“Honesty doesn’t have to be brutal, but it has to be honest.” Simon Sinek
I remember when I was doing my coaching training. We had to do an exercise where we told each of the others in the class something that we didn’t like about them. Now sometimes we think we would give our eye teeth, as the saying goes, to tell someone what we thought of them. However in an exercise like this it can be quite difficult, much easier on the whole to say something pleasant or positive. One of the young guys in my group said he didn’t like how I was always honest. Now that came as a bit of a shock to me as I had always prided myself on my honesty.
In my manual of that course there was a section on communication styles. Lo & behold there was a name for the type of honesty I was portraying, Truth Mongering! As I read the description I realised this was definitely one of my styles. Always feeling I had to tell the truth and call a spade a spade. As I said earlier I prided myself on my honesty. And yes I can still feel the need to let nothing go unchallenged, I’m direct, forthright and can be argumentative to make sure the facts are clear.

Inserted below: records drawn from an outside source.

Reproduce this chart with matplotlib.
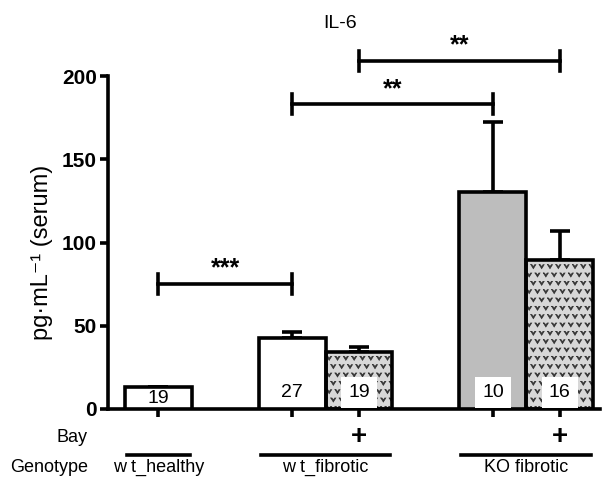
import matplotlib
matplotlib.use("Agg")
import numpy as np
import matplotlib.pyplot as plt
from matplotlib import hatch as mhatch
from matplotlib.path import Path
from matplotlib.transforms import blended_transform_factory

plt.rcParams['font.family'] = ['Liberation Sans', 'DejaVu Sans']
plt.rcParams['hatch.linewidth'] = 0.5


class VShapes(mhatch.Shapes):
    """Small filled 'v' marks used as hatch texture."""
    size = 0.3
    filled = True

    def __init__(self, hatch, density):
        self.num_rows = hatch.count('v') * density
        verts = np.array([[-1, 0.8], [-0.55, 0.8], [0, 0.0], [0.55, 0.8],
                          [1, 0.8], [0, -0.8], [-1, 0.8]])
        self.shape_vertices = verts
        codes = np.full(len(verts), Path.LINETO, dtype=Path.code_type)
        codes[0] = Path.MOVETO
        self.shape_codes = codes
        super().__init__(hatch, density)


mhatch._hatch_types.append(VShapes)

# ---- data ----
groups = ["w t_healthy", "w t_fibrotic", "KO fibrotic"]
group_members = [[0], [1, 2], [3, 4]]
bay = ["", "", "+", "", "+"]
means = [13, 42.5, 34.5, 130.5, 89.5]
sems = [0.5, 3.7, 3.0, 42.0, 17.5]
ns = [19, 27, 19, 10, 16]
fills = ["white", "white", "hatch", "#bdbdbd", "hatch"]
comparisons = [(0, 1, "***", 75), (1, 3, "**", 183), (2, 4, "**", 209)]
yticks = [0, 50, 100, 150, 200]

# ---- layout ----
positions = [0.75, 2.75, 3.75, 5.75, 6.75]
width = 1.0
lw = 2.6

fig = plt.figure(figsize=(6.05, 4.79), dpi=100)
ax = fig.add_axes([108/605, 1-409/479, (600-108)/605, (409-76)/479])

for i, (x, m, s, f) in enumerate(zip(positions, means, sems, fills)):
    ax.errorbar(x, m, yerr=[[0], [s]], fmt='none', ecolor='black',
                elinewidth=lw, capsize=7, capthick=lw, zorder=1)
    if f == "hatch":
        ax.bar(x, m, width=width, color='#d8d8d8', edgecolor='#333333',
               hatch='vv', linewidth=0, zorder=2)
        ax.bar(x, m, width=width, fill=False, edgecolor='black',
               linewidth=lw, zorder=3)
    else:
        ax.bar(x, m, width=width, color=f, edgecolor='black',
               linewidth=lw, zorder=3)
    ypos = m / 2 if m < 20 else 10
    ax.text(x, ypos, str(ns[i]), ha='center', va='center', fontsize=14,
            zorder=5,
            bbox=dict(boxstyle='square,pad=0.35', fc='white', ec='none')
            if f != "white" else None)

# significance brackets
for a, b, star, y in comparisons:
    xa, xb = positions[a], positions[b]
    ax.plot([xa, xb], [y, y], color='black', lw=lw, clip_on=False, zorder=4)
    ax.plot([xa, xa], [y-6, y+6], color='black', lw=lw, clip_on=False, zorder=4)
    ax.plot([xb, xb], [y-6, y+6], color='black', lw=lw, clip_on=False, zorder=4)
    ax.text((xa+xb)/2, y+2, star, ha='center', va='bottom', fontsize=18,
            fontweight='bold', clip_on=False)

ax.set_xlim(0, 7.35)
ax.set_ylim(0, 200)
ax.set_yticks(yticks)
ax.set_yticklabels([str(t) for t in yticks], fontweight='bold', fontsize=15)
ax.set_xticks(positions)
ax.set_xticklabels([])
ax.tick_params(axis='both', direction='out', length=6, width=lw, color='black')
ax.tick_params(axis='y', pad=2)
for sp in ['top', 'right']:
    ax.spines[sp].set_visible(False)
for sp in ['left', 'bottom']:
    ax.spines[sp].set_linewidth(lw)

# bottom annotation rows
tr = blended_transform_factory(ax.transData, fig.transFigure)
for x, b in zip(positions, bay):
    if b:
        ax.text(x, 1-437/479, b, transform=tr, ha='center', va='center',
                fontsize=20, fontweight='bold')
for g, mem in zip(groups, group_members):
    x0 = positions[mem[0]] - width/2 + 0.03
    x1 = positions[mem[-1]] + width/2 - 0.03
    ax.plot([x0, x1], [1-455/479]*2, transform=tr, color='black', lw=lw,
            clip_on=False)
    ax.text((x0+x1)/2, 1-467/479, g, transform=tr, ha='center', va='center',
            fontsize=13)

fig.text(88/605, 1-437/479, "Bay", ha='right', va='center', fontsize=13)
fig.text(10/605, 1-467/479, "Genotype", ha='left', va='center', fontsize=13)
fig.text(340/605, 1-23/479, "IL-6", ha='center', va='center', fontsize=14)
fig.text(42/605, 1-252/479, "pg·mL⁻¹ (serum)", rotation=90, ha='center',
         va='center', fontsize=17)

fig.savefig("out.png", dpi=100)
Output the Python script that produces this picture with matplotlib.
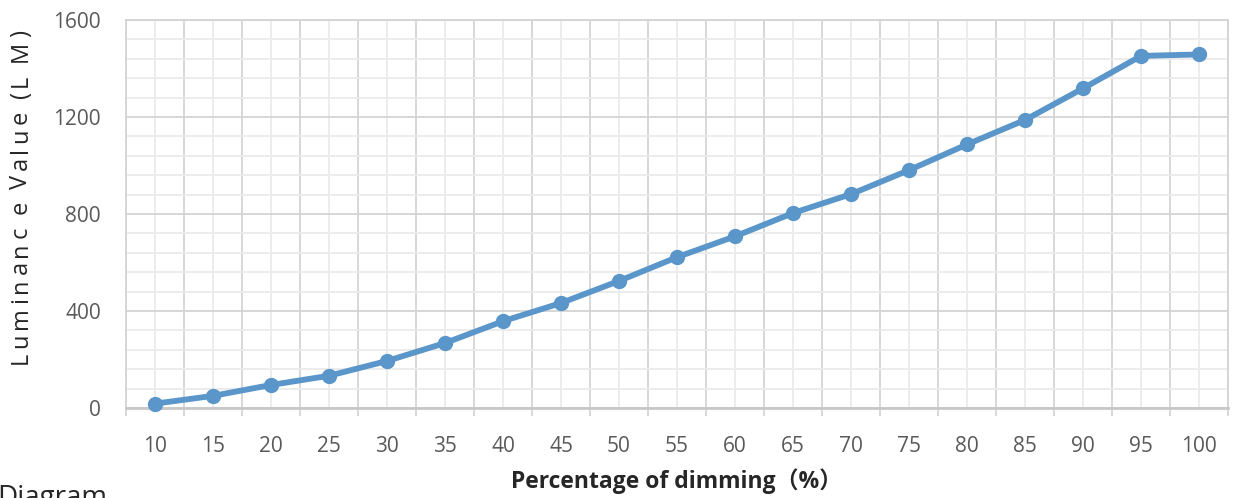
import matplotlib
matplotlib.use('Agg')
import matplotlib.pyplot as plt
from matplotlib.ticker import MultipleLocator

# dimming percentage categories and measured luminance
dimming = [10, 15, 20, 25, 30, 35, 40, 45, 50, 55,
           60, 65, 70, 75, 80, 85, 90, 95, 100]
luminance = [18, 50, 95, 133, 194, 268, 358, 433, 524, 622,
             708, 804, 882, 981, 1087, 1188, 1318, 1452, 1458]

plt.rcParams['font.family'] = ['Open Sans', 'Noto Sans CJK SC', 'DejaVu Sans']

blue = '#5a96c9'
grid_major = '#d4d4d4'
grid_minor = '#ebebeb'
tick_col = '#595959'

fig = plt.figure(figsize=(12.33, 4.98), dpi=100)
ax = fig.add_axes([0.1022, 0.1807, 0.8938, 0.7791])

pos = list(range(len(dimming)))
ax.plot(pos, luminance, color=blue, linewidth=4.2, marker='o',
        markersize=10, zorder=3, clip_on=False)

ax.set_xlim(-0.5, len(dimming) - 0.5)
ax.set_ylim(0, 1600)

# category labels at centres, tick marks at category boundaries
ax.set_xticks(pos)
ax.set_xticklabels([str(d) for d in dimming])
ax.set_xticks([p - 0.5 for p in pos] + [len(pos) - 0.5], minor=True)
ax.yaxis.set_major_locator(MultipleLocator(400))
ax.yaxis.set_minor_locator(MultipleLocator(80))

ax.grid(True, which='major', axis='x', color=grid_minor, linewidth=1.3, zorder=0)
ax.grid(True, which='minor', axis='x', color=grid_major, linewidth=1.3, zorder=0)
ax.grid(True, which='major', axis='y', color=grid_major, linewidth=1.3, zorder=0)
ax.grid(True, which='minor', axis='y', color=grid_minor, linewidth=1.3, zorder=0)
ax.set_axisbelow(True)

ax.tick_params(axis='x', which='major', length=0, pad=20, labelsize=15, labelcolor=tick_col)
ax.tick_params(axis='x', which='minor', length=6, width=1.3, color=grid_major, direction='out')
ax.tick_params(axis='y', which='both', length=0, pad=18, labelsize=15, labelcolor=tick_col)

for side in ['top', 'right', 'left']:
    ax.spines[side].set_color(grid_major)
    ax.spines[side].set_linewidth(1.3)
ax.spines['bottom'].set_color('#c8c8c8')
ax.spines['bottom'].set_linewidth(2)

ax.set_xlabel('Percentage of dimming（%）', fontsize=16.5, fontweight='bold',
              color='#262626', labelpad=8)

# y label with letter spacing, drawn character by character
ylabel = 'Luminanc e Value (L M)'
label_size = 17
fig.canvas.draw()
renderer = fig.canvas.get_renderer()
widths = []
for ch in ylabel:
    if ch == ' ':
        widths.append(4)
        continue
    probe = fig.text(0, 0, ch, fontsize=label_size)
    widths.append(probe.get_window_extent(renderer).width)
    probe.remove()
y_bottom, y_top = 498 - 364, 498 - 30
spacing = (y_top - y_bottom - sum(widths)) / (len(ylabel) - 1)
y_pix = y_bottom
for ch, w in zip(ylabel, widths):
    fig.text(21 / 1233, y_pix / 498, ch, rotation=90, fontsize=label_size,
             color='#262626', ha='center', va='bottom')
    y_pix += w + spacing

fig.text(-0.002, 1 - 484 / 498, 'Diagram', fontsize=20, color='#262626',
         ha='left', va='top')

fig.savefig('out.png', dpi=100)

So this quote is definitely for me this week, to remind me how being brutally honest can upset people.
I talked last week about the epigenetics training I am doing – in fact I gave up some lovely weather to sit at my computer and learn more. Once we know the ‘Healthtype’ of person we are, and we are able to recognise other people by their shape and traits, we can learn to moderate our style to connect better with the person we are communicating with in this moment. An amazing skill to learn, because so much of life is about relationships and communication.
Do you think you have any of the traits I have mentioned? Take a moment and think about how you communicate and whether there is a need to make a tweak so that your message is understood and received. It is important to master your ability to communicate or connect with other human beings.
Enjoy communicating with honesty but without brutality!